North Carolina Attorney General Josh Stein (D) won an order Dec. 12 from Wake County Superior Court Judge Jonathan Perry directing TikTok to produce documents and other materials by Tuesday that Stein sought in a Sept. 23 “civil investigation demand” into allegations that TikTok violated consumer protection laws. A bipartisan group of attorneys general found in their investigation that TikTok had a secret archive of thousands of recorded internal Zoom meetings that it initially failed to disclose for nearly a year and a half. According to Stein’s office, the videos showed that TikTok executives and employees knew and discussed how their platform addicts and harms children, that the safety features TikTok promotes to parents are ineffective, and that TikTok’s business goals are more important to the company than concerns about children’s safety. Perry specifically ordered TikTok to produce all recordings of Zoom meetings it held between November 2017 and the present. “Keeping North Carolina children safe is job one -- wherever they are, including online,” said Stein in a statement Friday. “TikTok does not get to choose which parts of the law it complies with, and I’m pleased that the judge is requiring them to comply with my investigative demand. We’re going full steam ahead in our investigation to protect our kids.”

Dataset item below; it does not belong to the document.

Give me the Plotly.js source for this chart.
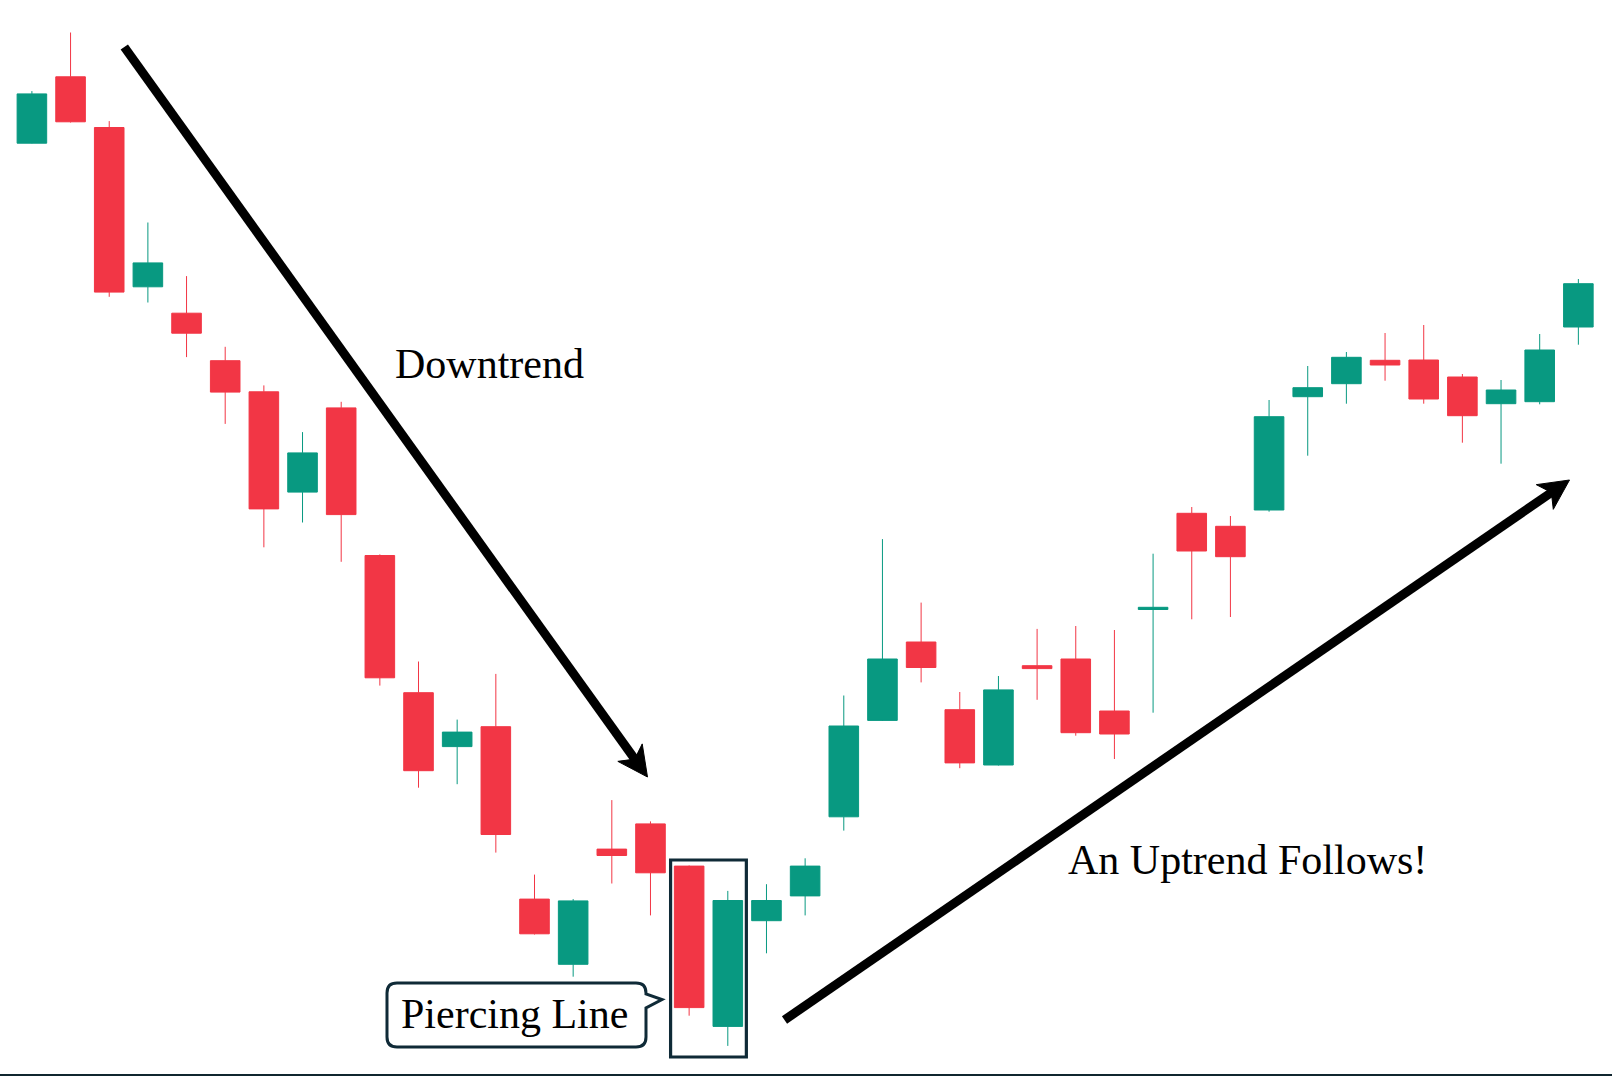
<!DOCTYPE html>
<html>
<head>
<meta charset="utf-8">
<script src="https://cdn.plot.ly/plotly-3.0.1.min.js"></script>
<style>
  html, body { margin: 0; padding: 0; background: #ffffff; }
  #chart { width: 1612px; height: 1076px; }
</style>
</head>
<body>
<div id="chart"></div>
<script>
// ---- Data (arbitrary price units) ----
const sessions = [1,2,3,4,5,6,7,8,9,10,11,12,13,14,15,16,17,18,19,20,21,22,23,24,25,26,27,28,29,30,31,32,33,34,35,36,37,38,39,40,41];
const openPrices  = [93.28,99.92,94.85,78.92,76.28,71.53,68.42,58.39,66.81,52.05,38.33,32.94,34.93,17.69,11.17,22.69,25.21,20.99,4.96,15.53,18.01,25.92,35.56,43.40,36.63,31.10,41.03,41.70,36.50,46.65,56.27,54.97,56.60,67.93,69.23,71.57,71.60,69.90,67.23,67.43,74.90];
const highPrices  = [98.49,104.35,95.49,85.35,79.99,72.92,69.06,64.39,67.42,52.16,41.45,35.64,40.21,20.14,17.69,27.59,25.46,21.05,18.51,19.18,21.77,38.05,53.69,47.34,38.40,40.00,44.71,45.00,44.60,52.23,56.90,56.00,67.60,71.00,72.40,74.30,75.10,70.20,69.60,74.20,79.70];
const lowPrices   = [93.25,95.35,77.92,77.35,71.89,65.21,52.87,55.35,51.42,39.04,28.83,29.18,22.34,14.15,9.93,19.25,16.06,6.03,3.01,12.27,16.06,24.54,35.50,39.36,30.78,31.05,37.62,34.03,31.70,36.33,45.67,45.90,56.43,62.03,67.23,69.53,67.23,63.33,61.23,67.17,73.13];
const closePrices = [98.21,95.42,78.39,81.31,74.28,68.39,56.71,62.31,56.14,39.82,30.53,34.39,24.15,14.22,17.51,22.05,20.32,6.84,17.55,17.55,20.99,35.00,41.70,40.85,31.31,38.61,40.74,34.33,34.20,46.87,52.50,51.93,65.93,68.83,71.87,71.10,67.70,66.03,68.60,72.60,79.23];
const patternSessions = [18, 19];           // the two candles forming the piercing line
const labels = { down: "Downtrend", up: "An Uptrend Follows!", pattern: "Piercing Line" };

// ---- Page geometry helpers (annotation layer) ----
const W = 1612, H = 1076;
const px = x => x / W;
const py = y => 1 - y / H;
const P = (x, y) => px(x).toFixed(5) + "," + py(y).toFixed(5);

const UP = "#089981", DOWN = "#F23645", INK = "#000000", FRAME = "#0f2a37";
const serif = "Liberation Serif, Times New Roman, serif";

const trace = {
  type: "candlestick",
  x: sessions, open: openPrices, high: highPrices, low: lowPrices, close: closePrices,
  increasing: { line: { color: UP, width: 1 }, fillcolor: UP },
  decreasing: { line: { color: DOWN, width: 1 }, fillcolor: DOWN },
  whiskerwidth: 0,
  hoverinfo: "x+y",
  showlegend: false
};

function arrow(tail, tip) {
  const dx = tip[0] - tail[0], dy = tip[1] - tail[1];
  const len = Math.hypot(dx, dy);
  const u = [dx / len, dy / len], n = [-u[1], u[0]];
  const L = 30, hw = 15;
  const bm = [tip[0] - L * u[0], tip[1] - L * u[1]];
  const b1 = [bm[0] + hw * n[0], bm[1] + hw * n[1]];
  const b2 = [bm[0] - hw * n[0], bm[1] - hw * n[1]];
  const notch = [tip[0] - 22 * u[0], tip[1] - 22 * u[1]];
  const lineEnd = [tip[0] - 20 * u[0], tip[1] - 20 * u[1]];
  return [
    { type: "line", xref: "paper", yref: "paper",
      x0: px(tail[0]), y0: py(tail[1]), x1: px(lineEnd[0]), y1: py(lineEnd[1]),
      line: { color: INK, width: 9 } },
    { type: "path", xref: "paper", yref: "paper",
      path: "M" + P(tip[0], tip[1]) + " L" + P(b1[0], b1[1]) + " L" + P(notch[0], notch[1]) +
            " L" + P(b2[0], b2[1]) + " Z",
      fillcolor: INK, line: { color: INK, width: 1 } }
  ];
}

// callout bubble for the "Piercing Line" label
const cl = 387, cr = 646, ct = 983, cb = 1047, r = 10;
const calloutPath =
  "M" + P(cl + r, ct) + " L" + P(cr - r, ct) + " Q" + P(cr, ct) + " " + P(cr, ct + r) +
  " L" + P(cr, 994) + " L" + P(662, 999.5) + " L" + P(cr, 1008) +
  " L" + P(cr, cb - r) + " Q" + P(cr, cb) + " " + P(cr - r, cb) +
  " L" + P(cl + r, cb) + " Q" + P(cl, cb) + " " + P(cl, cb - r) +
  " L" + P(cl, ct + r) + " Q" + P(cl, ct) + " " + P(cl + r, ct) + " Z";

const shapes = [
  ...arrow([124.3, 47], [647.5, 777]),
  ...arrow([784.5, 1020], [1569.5, 480]),
  { type: "path", xref: "paper", yref: "paper", path: calloutPath,
    fillcolor: "rgba(255,255,255,1)", line: { color: FRAME, width: 3 } },
  { type: "rect", xref: "x", yref: "paper",
    x0: patternSessions[0] - 0.48, x1: patternSessions[1] + 0.48,
    y0: py(1057), y1: py(860),
    line: { color: FRAME, width: 3.2 }, fillcolor: "rgba(0,0,0,0)" },
  { type: "line", xref: "paper", yref: "paper", x0: 0, x1: 1, y0: py(1075), y1: py(1075),
    line: { color: "#10262f", width: 2 } }
];

const annotations = [
  { text: labels.down, xref: "paper", yref: "paper", x: px(393), y: py(364),
    xanchor: "left", yanchor: "middle", showarrow: false,
    font: { family: serif, size: 42, color: INK } },
  { text: labels.up, xref: "paper", yref: "paper", x: px(1066), y: py(860),
    xanchor: "left", yanchor: "middle", showarrow: false,
    font: { family: serif, size: 42, color: INK } },
  { text: labels.pattern, xref: "paper", yref: "paper", x: px(399), y: py(1014),
    xanchor: "left", yanchor: "middle", showarrow: false,
    font: { family: serif, size: 42, color: INK } }
];

const layout = {
  width: W, height: H,
  margin: { l: 0, r: 0, t: 0, b: 0, pad: 0 },
  paper_bgcolor: "#ffffff", plot_bgcolor: "#ffffff",
  showlegend: false,
  boxgap: 0.235, boxgroupgap: 0,
  xaxis: { range: [0.175, 41.87], visible: false, showgrid: false, zeroline: false,
           rangeslider: { visible: false }, fixedrange: true },
  yaxis: { range: [0, 107.6], visible: false, showgrid: false, zeroline: false, fixedrange: true },
  shapes: shapes,
  annotations: annotations
};

Plotly.newPlot("chart", [trace], layout, { displayModeBar: false, staticPlot: true });
</script>
</body>
</html>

The office of Georgia Attorney General Christopher Carr (R) opposes the Dec. 7 motion of a group of Black voters from Fulton County to stay the mandate in the 11th U.S. Circuit Court of Appeals decision finding that elections must remain statewide for the Georgia Public Service Commission’s five members while they ask the U.S. Supreme Court to review the decision (see 2312080010), said the AG office’s opposition Tuesday (docket 22-12593). “As a result of the now-reversed district court order, two commissioners have remained in office past their statutory terms,” said the opposition. “There is no basis to further prevent the voters of Georgia from voting for these important positions,” and the 11th Circuit should immediately issue the mandate in this case to allow commission elections to proceed, it said. The plaintiffs “correctly identify” the elements required to obtain a stay of the mandate, “but they do not satisfy the requirements,” it said. There’s no reason to believe SCOTUS will grant cert in this case, nor a basis to conclude that SCOTUS will reverse the 11th Circuit’s decision, the opposition said. There’s no harm to the plaintiff-appellees if the mandate issues, but there’s “great harm” to the state if it doesn’t, it said. “The requested stay would result in the continued holding over of commissioners for a second general election cycle,” it said. The 11th Circuit should deny the stay and order the district court to lift the injunction and allow commission elections to proceed, it said.
The 2nd U.S. Circuit Court of Appeals calendared oral argument for Feb. 16 at 10 a.m. in New York in Attorney General Letitia James’ (D) appeal to reverse the injunction that blocks her from enforcing Section 394-ccc, New York’s hateful conduct law, said a text-only docket notice Monday (docket 23-356). The development had been expected (see 2311030055). James alleges that three online platform plaintiffs aren’t likely to succeed on the merits of their claim that the requirements in Section 394-ccc infringe on their First Amendment rights (see 2310160001). Section 394-ccc requires social media networks to give users a mechanism for reporting hateful conduct on the network. The law also requires networks to disclose a policy explaining how the network will respond to user reports.
Plaintiffs Sierra Telephone and Sierra Tel Internet and the defendant commissioners of the California Public Utilities Commission agreed to the dismissal of Sierra’s action under Federal Rule of Civil Procedure 41(a)(1)(ii), said their joint stipulation Friday (docket 1:23-cv-01143) in U.S. District Court for Eastern California in Fresno. Following the court’s Nov. 27 order not to preliminarily enjoin a CPUC order related to a rural local exchange carrier ratesetting (see 2312040044, the parties met and crafted a settlement agreement, said the stipulation. The action will be dismissed to all parties, “with prejudice as to all claims, causes of action, and requested relief,” it said. Sierra won’t seek to amend the complaint, and the Nov. 27 order “stands as a final resolution of this matter,” it said. Despite finding that Sierra failed to show the likelihood of success on the merits, the court had granted it leave to file an amended complaint within 30 days. The parties will bear their attorneys’ fees and costs, said the stipulation. The Dec. 20 scheduling conference is moot “and can be taken off calendar,” and the Dec. 13 scheduling conference statement will “no longer be required,” it said.
A group of Black voters plans to go to the U.S. Supreme Court to appeal an 11th U.S. Circuit Court of Appeals decision finding that elections must remain statewide for the Georgia Public Service Commission’s five members. The 11th Circuit last month reversed the Northern District of Georgia's decision blocking that method on grounds that the at-large elections constituted unlawful vote dilution under Section 2 of the Voting Rights Act (see 2311270001). Four Black residents of Fulton County asked the 11th Circuit on Thursday to stay the appeals court’s mandate “to preserve the status quo while they ask the Supreme Court to clarify the important issues in this case.” The Supreme Court probably will grant cert because it previously granted the appellees’ application to vacate an earlier 11th Circuit stay, they said in docket 22-12593. “There is a fair prospect that a majority of the Supreme Court will reverse this Court’s judgment,” including because it contradicts the high court’s 2023 decision in Allen v. Milligan. “Appellees will suffer irreparable harm if the mandate issues while they seek certiorari,” they added. Current PSC members would remain in office in the meantime. “Waiting a few more months for certiorari proceedings to resolve is hardly unfair.”